**YOUR TASK:** Quote the whole listing word for word. Do not include the pictures.

**SUPPLIED DATA:**

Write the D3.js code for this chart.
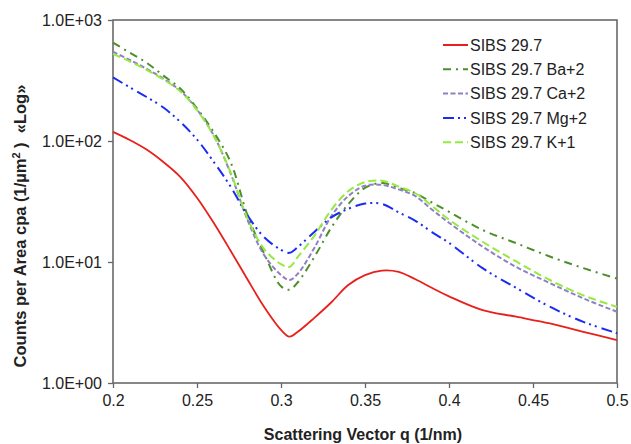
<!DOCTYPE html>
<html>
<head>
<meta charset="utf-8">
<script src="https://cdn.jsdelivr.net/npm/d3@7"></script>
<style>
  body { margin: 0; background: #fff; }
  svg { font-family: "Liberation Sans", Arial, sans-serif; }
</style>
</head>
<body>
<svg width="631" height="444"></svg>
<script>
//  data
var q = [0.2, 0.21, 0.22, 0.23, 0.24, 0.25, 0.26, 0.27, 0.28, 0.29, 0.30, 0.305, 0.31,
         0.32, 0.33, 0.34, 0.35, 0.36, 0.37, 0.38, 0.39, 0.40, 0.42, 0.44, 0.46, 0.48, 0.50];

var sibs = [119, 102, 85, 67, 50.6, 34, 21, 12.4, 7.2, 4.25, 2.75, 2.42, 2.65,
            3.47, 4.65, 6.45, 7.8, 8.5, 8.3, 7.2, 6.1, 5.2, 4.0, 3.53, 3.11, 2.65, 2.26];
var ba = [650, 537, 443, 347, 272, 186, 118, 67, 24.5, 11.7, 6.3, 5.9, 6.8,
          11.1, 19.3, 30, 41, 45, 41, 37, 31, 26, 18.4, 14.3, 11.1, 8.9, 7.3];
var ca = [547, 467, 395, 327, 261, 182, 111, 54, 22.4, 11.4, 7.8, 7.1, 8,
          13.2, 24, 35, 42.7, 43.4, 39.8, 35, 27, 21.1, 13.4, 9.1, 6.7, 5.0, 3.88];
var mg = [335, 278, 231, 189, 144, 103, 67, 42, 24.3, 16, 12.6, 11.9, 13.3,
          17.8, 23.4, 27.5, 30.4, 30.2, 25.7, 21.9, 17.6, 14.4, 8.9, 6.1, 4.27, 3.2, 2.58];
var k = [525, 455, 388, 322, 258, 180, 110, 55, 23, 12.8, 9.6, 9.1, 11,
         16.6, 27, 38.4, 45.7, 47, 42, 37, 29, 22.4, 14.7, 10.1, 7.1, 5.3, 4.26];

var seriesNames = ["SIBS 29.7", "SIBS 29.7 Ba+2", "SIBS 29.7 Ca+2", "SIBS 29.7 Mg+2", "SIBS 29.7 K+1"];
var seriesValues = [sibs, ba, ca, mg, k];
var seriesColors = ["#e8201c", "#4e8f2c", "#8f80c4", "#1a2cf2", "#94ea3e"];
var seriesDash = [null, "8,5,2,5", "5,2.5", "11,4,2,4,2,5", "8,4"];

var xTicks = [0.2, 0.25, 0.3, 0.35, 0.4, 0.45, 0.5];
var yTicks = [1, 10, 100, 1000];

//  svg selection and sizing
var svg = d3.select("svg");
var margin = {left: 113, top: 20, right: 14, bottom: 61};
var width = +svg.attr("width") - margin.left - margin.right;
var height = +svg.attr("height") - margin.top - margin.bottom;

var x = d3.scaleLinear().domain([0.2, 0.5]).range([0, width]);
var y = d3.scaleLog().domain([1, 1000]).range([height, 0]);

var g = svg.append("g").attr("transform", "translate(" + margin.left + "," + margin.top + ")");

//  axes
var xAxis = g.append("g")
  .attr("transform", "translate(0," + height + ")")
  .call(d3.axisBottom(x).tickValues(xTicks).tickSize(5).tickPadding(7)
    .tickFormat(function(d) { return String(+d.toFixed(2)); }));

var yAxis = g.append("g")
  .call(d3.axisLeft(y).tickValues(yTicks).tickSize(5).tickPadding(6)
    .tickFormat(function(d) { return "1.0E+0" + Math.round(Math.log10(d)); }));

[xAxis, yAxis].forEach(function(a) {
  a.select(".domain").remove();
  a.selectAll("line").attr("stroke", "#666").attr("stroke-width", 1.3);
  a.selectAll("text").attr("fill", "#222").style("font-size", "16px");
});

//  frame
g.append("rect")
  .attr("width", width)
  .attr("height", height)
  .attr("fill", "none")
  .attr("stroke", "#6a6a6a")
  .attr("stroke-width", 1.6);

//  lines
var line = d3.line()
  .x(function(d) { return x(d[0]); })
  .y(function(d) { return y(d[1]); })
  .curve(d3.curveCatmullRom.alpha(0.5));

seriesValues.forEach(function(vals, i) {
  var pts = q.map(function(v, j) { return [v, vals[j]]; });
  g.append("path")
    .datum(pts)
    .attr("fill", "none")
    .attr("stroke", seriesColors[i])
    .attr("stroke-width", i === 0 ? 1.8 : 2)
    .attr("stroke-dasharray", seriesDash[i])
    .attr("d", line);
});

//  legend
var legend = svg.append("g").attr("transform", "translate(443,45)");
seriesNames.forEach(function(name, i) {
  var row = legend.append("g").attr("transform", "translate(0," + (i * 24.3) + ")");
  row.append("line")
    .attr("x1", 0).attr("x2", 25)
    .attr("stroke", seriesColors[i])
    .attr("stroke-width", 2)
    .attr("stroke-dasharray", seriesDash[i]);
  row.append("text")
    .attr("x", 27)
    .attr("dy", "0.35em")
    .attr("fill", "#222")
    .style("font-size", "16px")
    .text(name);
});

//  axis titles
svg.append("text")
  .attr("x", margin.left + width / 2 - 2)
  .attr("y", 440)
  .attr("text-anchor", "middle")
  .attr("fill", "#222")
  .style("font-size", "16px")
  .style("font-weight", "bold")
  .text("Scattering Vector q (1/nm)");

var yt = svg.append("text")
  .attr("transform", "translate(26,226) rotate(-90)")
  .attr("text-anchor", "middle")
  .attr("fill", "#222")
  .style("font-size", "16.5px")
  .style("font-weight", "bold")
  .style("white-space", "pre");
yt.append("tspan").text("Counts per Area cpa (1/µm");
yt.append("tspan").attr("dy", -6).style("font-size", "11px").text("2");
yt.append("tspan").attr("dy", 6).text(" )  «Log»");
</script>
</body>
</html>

**RESPONSE TO THE TASK:**
Write the D3.js code for this chart.
<!DOCTYPE html>
<html>
<head>
<meta charset="utf-8">
<script src="https://cdn.jsdelivr.net/npm/d3@7"></script>
<style>
  body { margin: 0; background: #fff; }
  svg { font-family: "Liberation Sans", Arial, sans-serif; }
</style>
</head>
<body>
<svg width="631" height="444"></svg>
<script>
//  data
var q = [0.2, 0.21, 0.22, 0.23, 0.24, 0.25, 0.26, 0.27, 0.28, 0.29, 0.30, 0.305, 0.31,
         0.32, 0.33, 0.34, 0.35, 0.36, 0.37, 0.38, 0.39, 0.40, 0.42, 0.44, 0.46, 0.48, 0.50];

var sibs = [119, 102, 85, 67, 50.6, 34, 21, 12.4, 7.2, 4.25, 2.75, 2.42, 2.65,
            3.47, 4.65, 6.45, 7.8, 8.5, 8.3, 7.2, 6.1, 5.2, 4.0, 3.53, 3.11, 2.65, 2.26];
var ba = [650, 537, 443, 347, 272, 186, 118, 67, 24.5, 11.7, 6.3, 5.9, 6.8,
          11.1, 19.3, 30, 41, 45, 41, 37, 31, 26, 18.4, 14.3, 11.1, 8.9, 7.3];
var ca = [547, 467, 395, 327, 261, 182, 111, 54, 22.4, 11.4, 7.8, 7.1, 8,
          13.2, 24, 35, 42.7, 43.4, 39.8, 35, 27, 21.1, 13.4, 9.1, 6.7, 5.0, 3.88];
var mg = [335, 278, 231, 189, 144, 103, 67, 42, 24.3, 16, 12.6, 11.9, 13.3,
          17.8, 23.4, 27.5, 30.4, 30.2, 25.7, 21.9, 17.6, 14.4, 8.9, 6.1, 4.27, 3.2, 2.58];
var k = [525, 455, 388, 322, 258, 180, 110, 55, 23, 12.8, 9.6, 9.1, 11,
         16.6, 27, 38.4, 45.7, 47, 42, 37, 29, 22.4, 14.7, 10.1, 7.1, 5.3, 4.26];

var seriesNames = ["SIBS 29.7", "SIBS 29.7 Ba+2", "SIBS 29.7 Ca+2", "SIBS 29.7 Mg+2", "SIBS 29.7 K+1"];
var seriesValues = [sibs, ba, ca, mg, k];
var seriesColors = ["#e8201c", "#4e8f2c", "#8f80c4", "#1a2cf2", "#94ea3e"];
var seriesDash = [null, "8,5,2,5", "5,2.5", "11,4,2,4,2,5", "8,4"];

var xTicks = [0.2, 0.25, 0.3, 0.35, 0.4, 0.45, 0.5];
var yTicks = [1, 10, 100, 1000];

//  svg selection and sizing
var svg = d3.select("svg");
var margin = {left: 113, top: 20, right: 14, bottom: 61};
var width = +svg.attr("width") - margin.left - margin.right;
var height = +svg.attr("height") - margin.top - margin.bottom;

var x = d3.scaleLinear().domain([0.2, 0.5]).range([0, width]);
var y = d3.scaleLog().domain([1, 1000]).range([height, 0]);

var g = svg.append("g").attr("transform", "translate(" + margin.left + "," + margin.top + ")");

//  axes
var xAxis = g.append("g")
  .attr("transform", "translate(0," + height + ")")
  .call(d3.axisBottom(x).tickValues(xTicks).tickSize(5).tickPadding(7)
    .tickFormat(function(d) { return String(+d.toFixed(2)); }));

var yAxis = g.append("g")
  .call(d3.axisLeft(y).tickValues(yTicks).tickSize(5).tickPadding(6)
    .tickFormat(function(d) { return "1.0E+0" + Math.round(Math.log10(d)); }));

[xAxis, yAxis].forEach(function(a) {
  a.select(".domain").remove();
  a.selectAll("line").attr("stroke", "#666").attr("stroke-width", 1.3);
  a.selectAll("text").attr("fill", "#222").style("font-size", "16px");
});

//  frame
g.append("rect")
  .attr("width", width)
  .attr("height", height)
  .attr("fill", "none")
  .attr("stroke", "#6a6a6a")
  .attr("stroke-width", 1.6);

//  lines
var line = d3.line()
  .x(function(d) { return x(d[0]); })
  .y(function(d) { return y(d[1]); })
  .curve(d3.curveCatmullRom.alpha(0.5));

seriesValues.forEach(function(vals, i) {
  var pts = q.map(function(v, j) { return [v, vals[j]]; });
  g.append("path")
    .datum(pts)
    .attr("fill", "none")
    .attr("stroke", seriesColors[i])
    .attr("stroke-width", i === 0 ? 1.8 : 2)
    .attr("stroke-dasharray", seriesDash[i])
    .attr("d", line);
});

//  legend
var legend = svg.append("g").attr("transform", "translate(443,45)");
seriesNames.forEach(function(name, i) {
  var row = legend.append("g").attr("transform", "translate(0," + (i * 24.3) + ")");
  row.append("line")
    .attr("x1", 0).attr("x2", 25)
    .attr("stroke", seriesColors[i])
    .attr("stroke-width", 2)
    .attr("stroke-dasharray", seriesDash[i]);
  row.append("text")
    .attr("x", 27)
    .attr("dy", "0.35em")
    .attr("fill", "#222")
    .style("font-size", "16px")
    .text(name);
});

//  axis titles
svg.append("text")
  .attr("x", margin.left + width / 2 - 2)
  .attr("y", 440)
  .attr("text-anchor", "middle")
  .attr("fill", "#222")
  .style("font-size", "16px")
  .style("font-weight", "bold")
  .text("Scattering Vector q (1/nm)");

var yt = svg.append("text")
  .attr("transform", "translate(26,226) rotate(-90)")
  .attr("text-anchor", "middle")
  .attr("fill", "#222")
  .style("font-size", "16.5px")
  .style("font-weight", "bold")
  .style("white-space", "pre");
yt.append("tspan").text("Counts per Area cpa (1/µm");
yt.append("tspan").attr("dy", -6).style("font-size", "11px").text("2");
yt.append("tspan").attr("dy", 6).text(" )  «Log»");
</script>
</body>
</html>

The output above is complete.